■ Directions ■
In the data below, locate the line containing "Emit a Python" and the line containing "fig = go.Figure()", then retype both and everything between them exactly. Pictures are not part of the copy.

[Records excerpted from a collection]
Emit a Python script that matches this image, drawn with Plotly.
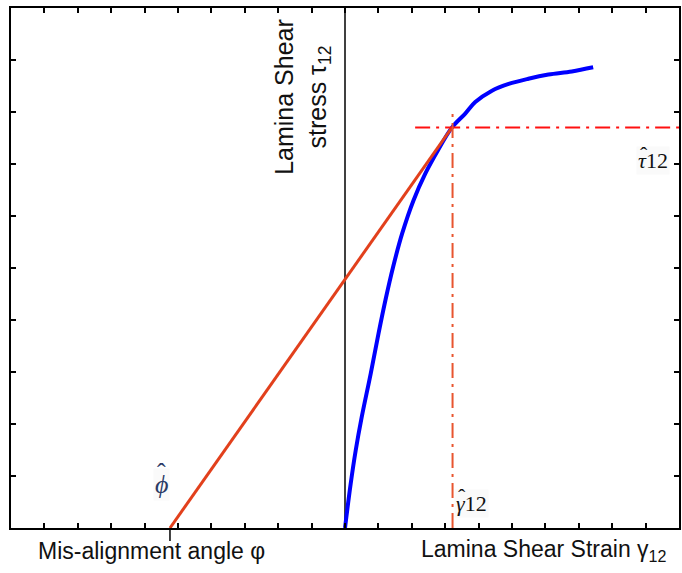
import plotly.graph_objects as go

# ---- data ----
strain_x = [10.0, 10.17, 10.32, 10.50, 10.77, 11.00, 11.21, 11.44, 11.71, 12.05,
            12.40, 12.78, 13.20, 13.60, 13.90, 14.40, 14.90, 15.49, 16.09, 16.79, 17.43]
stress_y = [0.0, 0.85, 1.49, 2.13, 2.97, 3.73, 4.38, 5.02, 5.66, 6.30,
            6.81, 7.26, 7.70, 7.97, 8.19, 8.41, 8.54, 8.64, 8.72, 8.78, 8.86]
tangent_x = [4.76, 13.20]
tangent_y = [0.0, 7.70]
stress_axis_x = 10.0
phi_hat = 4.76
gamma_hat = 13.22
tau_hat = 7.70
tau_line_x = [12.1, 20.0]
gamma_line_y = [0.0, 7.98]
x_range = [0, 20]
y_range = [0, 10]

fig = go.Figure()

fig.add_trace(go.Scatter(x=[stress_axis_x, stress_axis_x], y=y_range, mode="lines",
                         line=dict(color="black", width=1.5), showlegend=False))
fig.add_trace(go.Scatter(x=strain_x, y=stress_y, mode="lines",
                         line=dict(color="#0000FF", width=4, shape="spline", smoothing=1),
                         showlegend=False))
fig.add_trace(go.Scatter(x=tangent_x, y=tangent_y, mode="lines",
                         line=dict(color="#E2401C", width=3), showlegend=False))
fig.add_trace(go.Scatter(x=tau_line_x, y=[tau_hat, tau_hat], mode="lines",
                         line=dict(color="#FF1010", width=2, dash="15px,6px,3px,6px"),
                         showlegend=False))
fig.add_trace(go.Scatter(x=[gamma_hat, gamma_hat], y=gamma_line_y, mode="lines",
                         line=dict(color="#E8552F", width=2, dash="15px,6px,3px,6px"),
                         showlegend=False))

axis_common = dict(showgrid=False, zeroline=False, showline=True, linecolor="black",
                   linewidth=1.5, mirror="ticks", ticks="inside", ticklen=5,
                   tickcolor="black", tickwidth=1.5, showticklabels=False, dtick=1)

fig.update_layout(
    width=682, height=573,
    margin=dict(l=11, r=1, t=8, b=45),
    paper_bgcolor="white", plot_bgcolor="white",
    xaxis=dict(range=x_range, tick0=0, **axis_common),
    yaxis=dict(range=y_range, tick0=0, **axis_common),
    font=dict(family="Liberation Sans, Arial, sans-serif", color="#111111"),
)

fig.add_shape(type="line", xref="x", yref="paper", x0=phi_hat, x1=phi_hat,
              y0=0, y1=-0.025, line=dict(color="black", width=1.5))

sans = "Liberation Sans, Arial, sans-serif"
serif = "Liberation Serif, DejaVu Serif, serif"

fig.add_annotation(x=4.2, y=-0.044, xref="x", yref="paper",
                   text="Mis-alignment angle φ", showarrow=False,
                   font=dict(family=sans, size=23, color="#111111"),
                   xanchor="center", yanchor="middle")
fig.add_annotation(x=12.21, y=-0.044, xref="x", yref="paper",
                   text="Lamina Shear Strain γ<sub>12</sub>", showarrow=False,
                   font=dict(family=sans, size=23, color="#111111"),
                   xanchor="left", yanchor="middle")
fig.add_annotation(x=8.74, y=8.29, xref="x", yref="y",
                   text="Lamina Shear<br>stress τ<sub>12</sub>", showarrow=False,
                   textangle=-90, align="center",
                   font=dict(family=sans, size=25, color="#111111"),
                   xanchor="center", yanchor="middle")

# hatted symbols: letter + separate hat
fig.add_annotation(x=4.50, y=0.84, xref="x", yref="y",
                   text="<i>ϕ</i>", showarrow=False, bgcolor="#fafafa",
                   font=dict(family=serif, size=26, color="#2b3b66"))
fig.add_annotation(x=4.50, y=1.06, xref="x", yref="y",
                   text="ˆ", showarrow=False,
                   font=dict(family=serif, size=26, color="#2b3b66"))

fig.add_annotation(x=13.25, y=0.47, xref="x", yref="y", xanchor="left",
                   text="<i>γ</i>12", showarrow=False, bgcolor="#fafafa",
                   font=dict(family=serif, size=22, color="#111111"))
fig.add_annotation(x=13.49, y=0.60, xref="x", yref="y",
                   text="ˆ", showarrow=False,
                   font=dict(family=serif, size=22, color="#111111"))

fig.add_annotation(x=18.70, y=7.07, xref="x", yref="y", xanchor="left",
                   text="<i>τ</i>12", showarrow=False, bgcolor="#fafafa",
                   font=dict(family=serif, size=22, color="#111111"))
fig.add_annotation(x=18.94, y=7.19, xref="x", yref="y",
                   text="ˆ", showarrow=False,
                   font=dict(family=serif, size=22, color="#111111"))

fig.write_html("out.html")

...

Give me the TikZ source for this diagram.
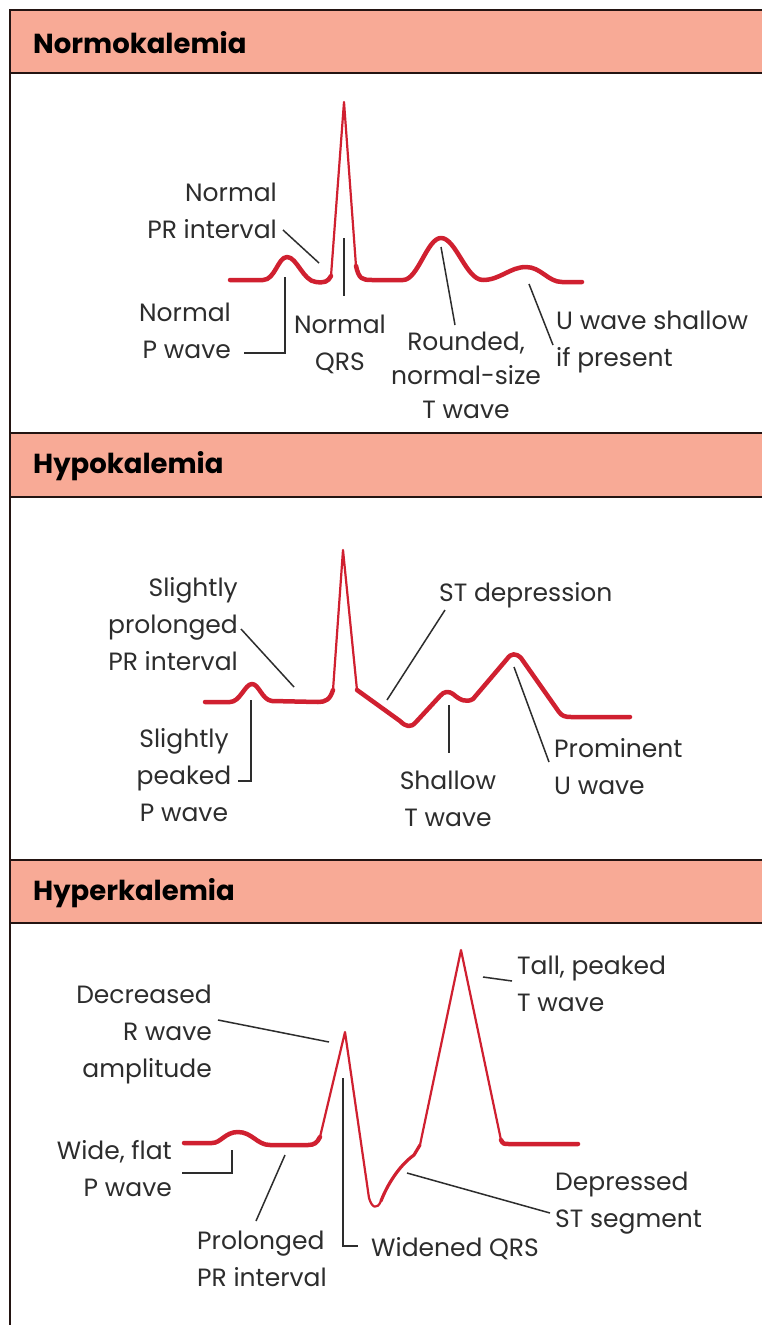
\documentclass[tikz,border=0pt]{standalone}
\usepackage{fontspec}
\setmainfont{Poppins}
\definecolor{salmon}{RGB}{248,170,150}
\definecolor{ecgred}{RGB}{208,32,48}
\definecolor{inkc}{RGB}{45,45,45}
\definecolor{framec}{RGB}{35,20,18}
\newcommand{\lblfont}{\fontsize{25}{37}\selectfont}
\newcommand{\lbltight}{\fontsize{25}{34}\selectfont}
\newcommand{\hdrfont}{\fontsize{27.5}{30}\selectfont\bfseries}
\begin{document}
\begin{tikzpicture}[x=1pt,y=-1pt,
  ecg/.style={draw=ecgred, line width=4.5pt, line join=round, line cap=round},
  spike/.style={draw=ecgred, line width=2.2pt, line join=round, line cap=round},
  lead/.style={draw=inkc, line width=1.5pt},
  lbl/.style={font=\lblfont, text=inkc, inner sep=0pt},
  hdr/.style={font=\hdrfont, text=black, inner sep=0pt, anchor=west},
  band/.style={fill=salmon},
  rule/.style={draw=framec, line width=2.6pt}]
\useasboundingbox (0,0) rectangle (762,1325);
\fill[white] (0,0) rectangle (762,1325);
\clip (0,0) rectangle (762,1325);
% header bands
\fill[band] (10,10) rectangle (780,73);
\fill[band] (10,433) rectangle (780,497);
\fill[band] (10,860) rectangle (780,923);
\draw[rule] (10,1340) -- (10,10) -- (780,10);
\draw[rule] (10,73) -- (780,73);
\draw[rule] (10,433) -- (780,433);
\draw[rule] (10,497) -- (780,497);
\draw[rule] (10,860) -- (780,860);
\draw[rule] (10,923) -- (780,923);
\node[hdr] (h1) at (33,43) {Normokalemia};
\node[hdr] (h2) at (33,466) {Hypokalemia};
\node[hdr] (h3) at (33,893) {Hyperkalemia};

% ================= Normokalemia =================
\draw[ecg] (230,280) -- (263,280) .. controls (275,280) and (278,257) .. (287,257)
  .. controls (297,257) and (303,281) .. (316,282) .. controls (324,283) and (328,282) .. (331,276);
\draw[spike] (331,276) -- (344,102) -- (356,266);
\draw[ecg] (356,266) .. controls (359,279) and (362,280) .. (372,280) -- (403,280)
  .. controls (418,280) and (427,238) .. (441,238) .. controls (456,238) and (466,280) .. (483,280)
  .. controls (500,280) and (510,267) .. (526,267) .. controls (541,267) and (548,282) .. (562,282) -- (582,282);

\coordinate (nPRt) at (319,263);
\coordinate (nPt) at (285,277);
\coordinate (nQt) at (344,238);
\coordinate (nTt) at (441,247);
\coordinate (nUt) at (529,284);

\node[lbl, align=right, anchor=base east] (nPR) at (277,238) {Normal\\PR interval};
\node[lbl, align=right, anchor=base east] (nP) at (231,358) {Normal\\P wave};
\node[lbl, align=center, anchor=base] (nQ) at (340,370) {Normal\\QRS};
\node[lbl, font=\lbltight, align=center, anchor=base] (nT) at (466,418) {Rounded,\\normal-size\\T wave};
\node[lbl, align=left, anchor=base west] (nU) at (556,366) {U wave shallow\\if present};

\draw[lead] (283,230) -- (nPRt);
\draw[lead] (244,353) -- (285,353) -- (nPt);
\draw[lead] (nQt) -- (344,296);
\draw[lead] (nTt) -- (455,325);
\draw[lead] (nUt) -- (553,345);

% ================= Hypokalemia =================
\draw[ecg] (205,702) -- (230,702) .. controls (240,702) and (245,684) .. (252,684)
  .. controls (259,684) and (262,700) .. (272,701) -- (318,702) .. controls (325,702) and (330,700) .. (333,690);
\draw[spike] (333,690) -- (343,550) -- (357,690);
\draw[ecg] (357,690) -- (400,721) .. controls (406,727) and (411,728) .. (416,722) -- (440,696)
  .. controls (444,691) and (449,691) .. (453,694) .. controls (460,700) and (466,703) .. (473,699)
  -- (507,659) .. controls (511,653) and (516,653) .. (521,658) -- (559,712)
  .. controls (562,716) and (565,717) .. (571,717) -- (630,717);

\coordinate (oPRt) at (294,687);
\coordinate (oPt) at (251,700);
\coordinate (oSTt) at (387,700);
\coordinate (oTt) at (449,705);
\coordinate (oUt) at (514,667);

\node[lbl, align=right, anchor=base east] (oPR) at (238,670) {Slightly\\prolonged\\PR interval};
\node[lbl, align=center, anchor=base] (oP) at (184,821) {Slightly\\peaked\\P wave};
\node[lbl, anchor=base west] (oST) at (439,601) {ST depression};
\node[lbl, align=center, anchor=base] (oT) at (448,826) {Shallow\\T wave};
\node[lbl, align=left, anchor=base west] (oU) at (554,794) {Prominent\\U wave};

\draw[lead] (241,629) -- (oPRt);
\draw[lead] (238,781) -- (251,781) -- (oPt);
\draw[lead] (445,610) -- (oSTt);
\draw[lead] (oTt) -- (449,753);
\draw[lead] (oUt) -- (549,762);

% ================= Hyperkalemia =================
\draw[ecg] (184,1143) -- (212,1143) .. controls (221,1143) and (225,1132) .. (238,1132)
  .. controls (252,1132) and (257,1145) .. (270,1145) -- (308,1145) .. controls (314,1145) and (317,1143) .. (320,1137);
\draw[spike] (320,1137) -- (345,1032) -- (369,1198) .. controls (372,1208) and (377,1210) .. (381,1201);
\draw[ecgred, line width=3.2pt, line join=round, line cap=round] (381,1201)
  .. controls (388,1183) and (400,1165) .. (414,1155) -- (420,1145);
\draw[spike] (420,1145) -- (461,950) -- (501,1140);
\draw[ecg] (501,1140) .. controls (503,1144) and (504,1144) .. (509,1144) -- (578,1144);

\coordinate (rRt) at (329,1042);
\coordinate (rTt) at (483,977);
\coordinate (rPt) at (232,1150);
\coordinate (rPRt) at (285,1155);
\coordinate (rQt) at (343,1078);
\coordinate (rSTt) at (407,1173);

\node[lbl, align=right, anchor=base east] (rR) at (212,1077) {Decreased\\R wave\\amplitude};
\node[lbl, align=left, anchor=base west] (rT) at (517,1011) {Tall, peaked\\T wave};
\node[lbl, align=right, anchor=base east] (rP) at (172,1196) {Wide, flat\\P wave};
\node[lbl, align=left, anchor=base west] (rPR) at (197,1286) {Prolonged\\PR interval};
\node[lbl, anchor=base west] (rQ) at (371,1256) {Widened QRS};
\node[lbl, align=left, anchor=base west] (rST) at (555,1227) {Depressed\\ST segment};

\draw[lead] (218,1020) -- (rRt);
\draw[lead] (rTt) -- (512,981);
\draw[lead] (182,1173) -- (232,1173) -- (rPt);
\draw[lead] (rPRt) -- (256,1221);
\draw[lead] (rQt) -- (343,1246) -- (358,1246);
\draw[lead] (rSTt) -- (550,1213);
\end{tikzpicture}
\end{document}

---

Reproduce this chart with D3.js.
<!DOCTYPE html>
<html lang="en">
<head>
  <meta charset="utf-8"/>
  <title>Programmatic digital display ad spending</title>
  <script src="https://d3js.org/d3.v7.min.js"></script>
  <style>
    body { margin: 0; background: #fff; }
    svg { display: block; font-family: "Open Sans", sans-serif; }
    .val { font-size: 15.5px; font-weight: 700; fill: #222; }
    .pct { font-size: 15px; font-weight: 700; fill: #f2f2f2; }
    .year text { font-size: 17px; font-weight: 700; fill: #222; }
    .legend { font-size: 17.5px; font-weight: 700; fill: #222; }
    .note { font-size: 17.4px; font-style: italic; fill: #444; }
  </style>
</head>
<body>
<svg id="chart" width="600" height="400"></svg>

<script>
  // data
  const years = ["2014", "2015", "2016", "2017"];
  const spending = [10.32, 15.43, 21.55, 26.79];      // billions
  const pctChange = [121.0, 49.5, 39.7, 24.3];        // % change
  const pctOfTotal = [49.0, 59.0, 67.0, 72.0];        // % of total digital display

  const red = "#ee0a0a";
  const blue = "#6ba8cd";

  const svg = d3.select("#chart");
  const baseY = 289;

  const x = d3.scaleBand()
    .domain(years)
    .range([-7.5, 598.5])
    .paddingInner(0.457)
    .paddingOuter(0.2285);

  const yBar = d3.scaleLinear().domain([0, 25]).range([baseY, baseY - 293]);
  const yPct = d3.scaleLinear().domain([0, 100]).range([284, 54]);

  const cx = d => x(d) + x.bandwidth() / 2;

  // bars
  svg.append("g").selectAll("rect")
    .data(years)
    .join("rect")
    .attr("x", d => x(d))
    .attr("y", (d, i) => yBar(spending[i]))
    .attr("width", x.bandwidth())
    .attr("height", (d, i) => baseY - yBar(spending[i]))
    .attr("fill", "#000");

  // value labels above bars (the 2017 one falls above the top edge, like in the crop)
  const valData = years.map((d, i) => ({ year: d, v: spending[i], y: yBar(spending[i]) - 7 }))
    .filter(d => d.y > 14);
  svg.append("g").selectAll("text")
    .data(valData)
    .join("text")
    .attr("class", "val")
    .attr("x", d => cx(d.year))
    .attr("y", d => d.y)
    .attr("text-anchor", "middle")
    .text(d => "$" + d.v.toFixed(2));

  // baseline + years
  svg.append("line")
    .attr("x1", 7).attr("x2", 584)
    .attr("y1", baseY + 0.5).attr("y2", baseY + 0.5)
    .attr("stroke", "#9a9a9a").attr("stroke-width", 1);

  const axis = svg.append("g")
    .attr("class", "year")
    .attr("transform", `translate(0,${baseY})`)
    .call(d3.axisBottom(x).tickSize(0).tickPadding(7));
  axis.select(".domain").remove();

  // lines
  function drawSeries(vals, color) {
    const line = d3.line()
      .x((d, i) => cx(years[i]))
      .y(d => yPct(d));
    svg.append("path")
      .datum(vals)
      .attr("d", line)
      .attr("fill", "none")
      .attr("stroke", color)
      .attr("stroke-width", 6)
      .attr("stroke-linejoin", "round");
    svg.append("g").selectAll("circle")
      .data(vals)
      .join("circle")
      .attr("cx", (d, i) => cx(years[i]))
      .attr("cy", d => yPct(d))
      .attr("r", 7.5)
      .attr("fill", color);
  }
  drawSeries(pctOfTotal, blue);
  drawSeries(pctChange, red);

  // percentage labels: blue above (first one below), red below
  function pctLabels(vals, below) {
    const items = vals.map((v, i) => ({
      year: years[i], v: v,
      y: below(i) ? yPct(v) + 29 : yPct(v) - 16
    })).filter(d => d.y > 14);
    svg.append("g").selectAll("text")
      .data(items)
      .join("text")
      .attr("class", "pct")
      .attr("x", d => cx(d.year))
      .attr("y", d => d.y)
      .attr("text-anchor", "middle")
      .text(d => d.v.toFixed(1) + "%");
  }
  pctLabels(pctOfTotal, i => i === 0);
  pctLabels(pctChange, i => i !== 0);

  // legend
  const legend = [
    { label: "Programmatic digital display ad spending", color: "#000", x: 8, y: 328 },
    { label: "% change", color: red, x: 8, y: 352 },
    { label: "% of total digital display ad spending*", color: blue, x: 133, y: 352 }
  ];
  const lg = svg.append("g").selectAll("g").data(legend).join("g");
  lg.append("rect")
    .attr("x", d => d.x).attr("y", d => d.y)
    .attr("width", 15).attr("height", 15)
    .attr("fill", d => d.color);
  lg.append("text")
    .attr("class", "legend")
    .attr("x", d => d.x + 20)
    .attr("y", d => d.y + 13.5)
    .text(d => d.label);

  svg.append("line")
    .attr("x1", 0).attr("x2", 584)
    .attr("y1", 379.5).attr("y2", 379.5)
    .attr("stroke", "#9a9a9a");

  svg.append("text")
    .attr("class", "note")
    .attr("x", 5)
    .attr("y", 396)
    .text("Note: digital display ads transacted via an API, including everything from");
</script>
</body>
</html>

■ The reply ■
Emit a Python script that matches this image, drawn with Plotly.
import plotly.graph_objects as go

# ---- data ----
strain_x = [10.0, 10.17, 10.32, 10.50, 10.77, 11.00, 11.21, 11.44, 11.71, 12.05,
            12.40, 12.78, 13.20, 13.60, 13.90, 14.40, 14.90, 15.49, 16.09, 16.79, 17.43]
stress_y = [0.0, 0.85, 1.49, 2.13, 2.97, 3.73, 4.38, 5.02, 5.66, 6.30,
            6.81, 7.26, 7.70, 7.97, 8.19, 8.41, 8.54, 8.64, 8.72, 8.78, 8.86]
tangent_x = [4.76, 13.20]
tangent_y = [0.0, 7.70]
stress_axis_x = 10.0
phi_hat = 4.76
gamma_hat = 13.22
tau_hat = 7.70
tau_line_x = [12.1, 20.0]
gamma_line_y = [0.0, 7.98]
x_range = [0, 20]
y_range = [0, 10]

fig = go.Figure()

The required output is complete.